**Your task**
Retype nothing but the lines from the start of the material up to and including the line with "ax = fig.add_axes([0.0469, 0.2207, 0.9226, 0.7111])". Pictures don't belong in the copy.

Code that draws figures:
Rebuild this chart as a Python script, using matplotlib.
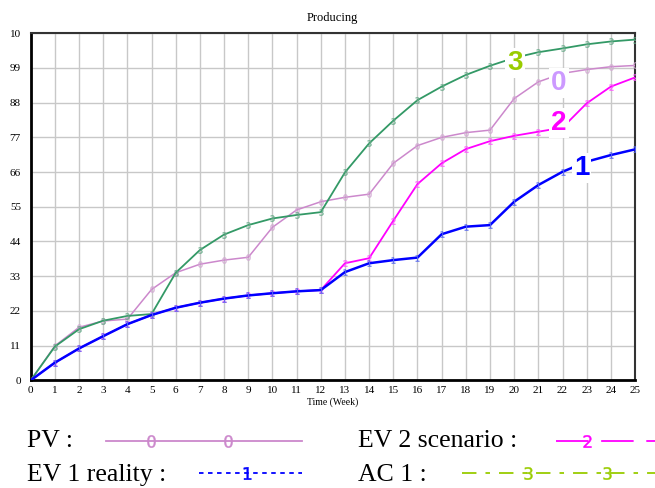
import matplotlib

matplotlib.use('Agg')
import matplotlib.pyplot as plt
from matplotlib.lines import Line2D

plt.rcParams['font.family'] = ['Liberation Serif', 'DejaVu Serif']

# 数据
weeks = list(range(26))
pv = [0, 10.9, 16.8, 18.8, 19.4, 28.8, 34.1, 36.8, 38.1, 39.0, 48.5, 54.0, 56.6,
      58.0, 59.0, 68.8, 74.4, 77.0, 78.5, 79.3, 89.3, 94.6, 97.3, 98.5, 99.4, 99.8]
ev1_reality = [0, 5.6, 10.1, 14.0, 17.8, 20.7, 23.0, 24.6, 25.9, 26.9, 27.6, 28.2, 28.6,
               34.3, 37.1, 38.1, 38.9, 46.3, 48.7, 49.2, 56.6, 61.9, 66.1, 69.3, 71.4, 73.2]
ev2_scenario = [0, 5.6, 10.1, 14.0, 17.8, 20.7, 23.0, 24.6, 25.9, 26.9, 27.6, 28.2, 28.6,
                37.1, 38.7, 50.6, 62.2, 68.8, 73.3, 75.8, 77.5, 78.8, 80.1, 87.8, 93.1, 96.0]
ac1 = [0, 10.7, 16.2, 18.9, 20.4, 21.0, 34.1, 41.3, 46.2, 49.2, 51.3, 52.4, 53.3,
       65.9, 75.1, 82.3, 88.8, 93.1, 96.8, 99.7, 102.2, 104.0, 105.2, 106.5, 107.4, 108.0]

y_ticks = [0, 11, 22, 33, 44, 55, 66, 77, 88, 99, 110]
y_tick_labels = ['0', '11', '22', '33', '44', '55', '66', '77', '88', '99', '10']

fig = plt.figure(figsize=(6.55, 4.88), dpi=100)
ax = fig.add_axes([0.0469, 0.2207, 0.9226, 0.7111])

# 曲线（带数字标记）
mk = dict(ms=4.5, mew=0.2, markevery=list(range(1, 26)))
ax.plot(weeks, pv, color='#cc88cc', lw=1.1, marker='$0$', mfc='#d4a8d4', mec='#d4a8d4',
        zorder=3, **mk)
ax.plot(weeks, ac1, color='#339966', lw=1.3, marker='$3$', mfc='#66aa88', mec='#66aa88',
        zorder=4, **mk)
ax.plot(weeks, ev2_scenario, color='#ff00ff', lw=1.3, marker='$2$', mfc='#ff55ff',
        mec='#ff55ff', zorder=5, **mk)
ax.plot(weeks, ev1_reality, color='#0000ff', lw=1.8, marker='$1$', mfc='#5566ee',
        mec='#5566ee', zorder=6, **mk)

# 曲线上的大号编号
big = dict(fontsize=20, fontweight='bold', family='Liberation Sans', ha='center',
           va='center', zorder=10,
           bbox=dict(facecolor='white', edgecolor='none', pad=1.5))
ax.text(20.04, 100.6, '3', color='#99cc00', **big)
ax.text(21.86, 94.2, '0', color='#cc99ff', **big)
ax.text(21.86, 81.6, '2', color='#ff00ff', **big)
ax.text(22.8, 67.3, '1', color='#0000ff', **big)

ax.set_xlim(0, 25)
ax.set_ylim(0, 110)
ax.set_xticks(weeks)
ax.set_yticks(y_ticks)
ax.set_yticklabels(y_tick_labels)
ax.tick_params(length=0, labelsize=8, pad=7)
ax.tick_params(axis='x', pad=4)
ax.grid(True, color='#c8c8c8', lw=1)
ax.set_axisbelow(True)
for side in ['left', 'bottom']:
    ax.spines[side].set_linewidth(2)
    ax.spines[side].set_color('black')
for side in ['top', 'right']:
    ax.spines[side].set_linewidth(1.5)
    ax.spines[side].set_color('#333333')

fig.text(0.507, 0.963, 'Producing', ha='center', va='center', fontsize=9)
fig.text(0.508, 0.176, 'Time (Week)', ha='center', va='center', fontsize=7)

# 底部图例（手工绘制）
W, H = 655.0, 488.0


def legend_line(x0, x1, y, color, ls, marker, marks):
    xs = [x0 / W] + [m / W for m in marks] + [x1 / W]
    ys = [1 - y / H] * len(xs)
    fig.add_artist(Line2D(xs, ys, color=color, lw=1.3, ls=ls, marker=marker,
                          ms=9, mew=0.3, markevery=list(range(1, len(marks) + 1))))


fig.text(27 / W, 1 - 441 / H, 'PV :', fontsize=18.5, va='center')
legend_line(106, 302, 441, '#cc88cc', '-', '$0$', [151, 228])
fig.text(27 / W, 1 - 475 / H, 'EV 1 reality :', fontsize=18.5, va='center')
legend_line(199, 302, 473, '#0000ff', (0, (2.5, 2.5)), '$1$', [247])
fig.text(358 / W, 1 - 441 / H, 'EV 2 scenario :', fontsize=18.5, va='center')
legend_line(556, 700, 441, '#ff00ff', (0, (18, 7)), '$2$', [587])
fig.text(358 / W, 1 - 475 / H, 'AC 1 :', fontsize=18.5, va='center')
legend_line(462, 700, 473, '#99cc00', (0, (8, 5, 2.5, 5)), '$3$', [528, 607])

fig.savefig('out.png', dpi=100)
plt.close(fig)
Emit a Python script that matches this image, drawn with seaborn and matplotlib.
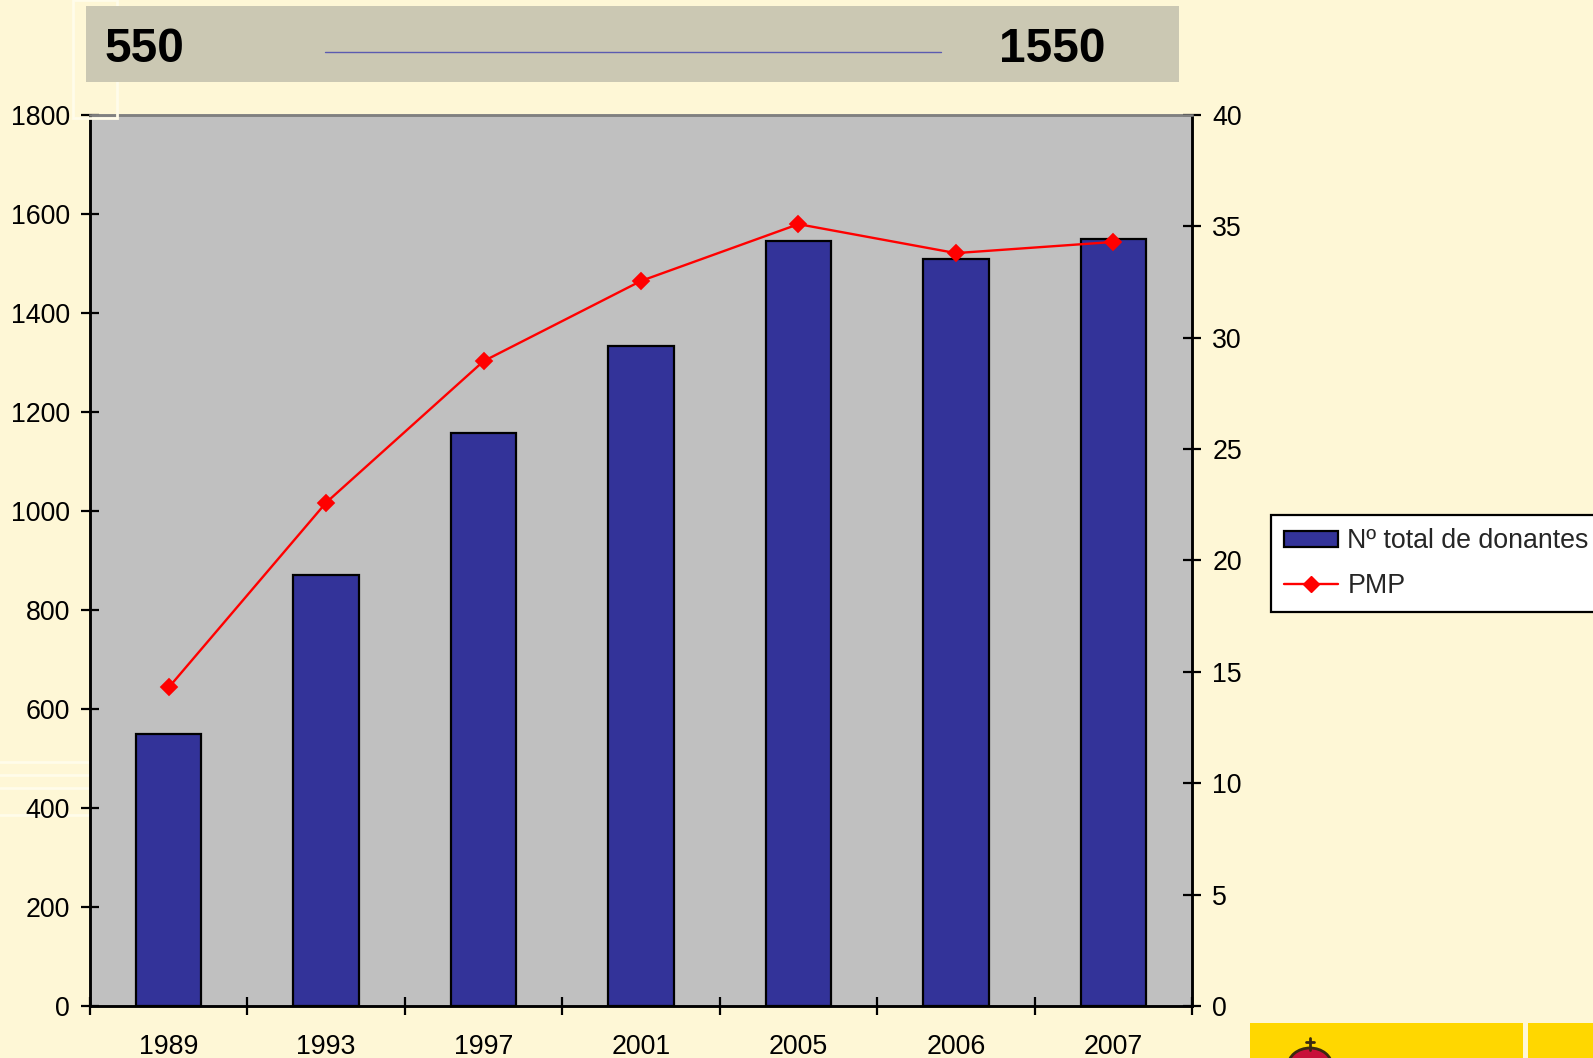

**Complete answer**
Rebuild this chart as a Python script, using matplotlib.
import matplotlib

matplotlib.use('Agg')
import matplotlib.pyplot as plt
from matplotlib.lines import Line2D

plt.rcParams['font.family'] = ['Liberation Serif', 'DejaVu Serif']

# 数据
weeks = list(range(26))
pv = [0, 10.9, 16.8, 18.8, 19.4, 28.8, 34.1, 36.8, 38.1, 39.0, 48.5, 54.0, 56.6,
      58.0, 59.0, 68.8, 74.4, 77.0, 78.5, 79.3, 89.3, 94.6, 97.3, 98.5, 99.4, 99.8]
ev1_reality = [0, 5.6, 10.1, 14.0, 17.8, 20.7, 23.0, 24.6, 25.9, 26.9, 27.6, 28.2, 28.6,
               34.3, 37.1, 38.1, 38.9, 46.3, 48.7, 49.2, 56.6, 61.9, 66.1, 69.3, 71.4, 73.2]
ev2_scenario = [0, 5.6, 10.1, 14.0, 17.8, 20.7, 23.0, 24.6, 25.9, 26.9, 27.6, 28.2, 28.6,
                37.1, 38.7, 50.6, 62.2, 68.8, 73.3, 75.8, 77.5, 78.8, 80.1, 87.8, 93.1, 96.0]
ac1 = [0, 10.7, 16.2, 18.9, 20.4, 21.0, 34.1, 41.3, 46.2, 49.2, 51.3, 52.4, 53.3,
       65.9, 75.1, 82.3, 88.8, 93.1, 96.8, 99.7, 102.2, 104.0, 105.2, 106.5, 107.4, 108.0]

y_ticks = [0, 11, 22, 33, 44, 55, 66, 77, 88, 99, 110]
y_tick_labels = ['0', '11', '22', '33', '44', '55', '66', '77', '88', '99', '10']

fig = plt.figure(figsize=(6.55, 4.88), dpi=100)
ax = fig.add_axes([0.0469, 0.2207, 0.9226, 0.7111])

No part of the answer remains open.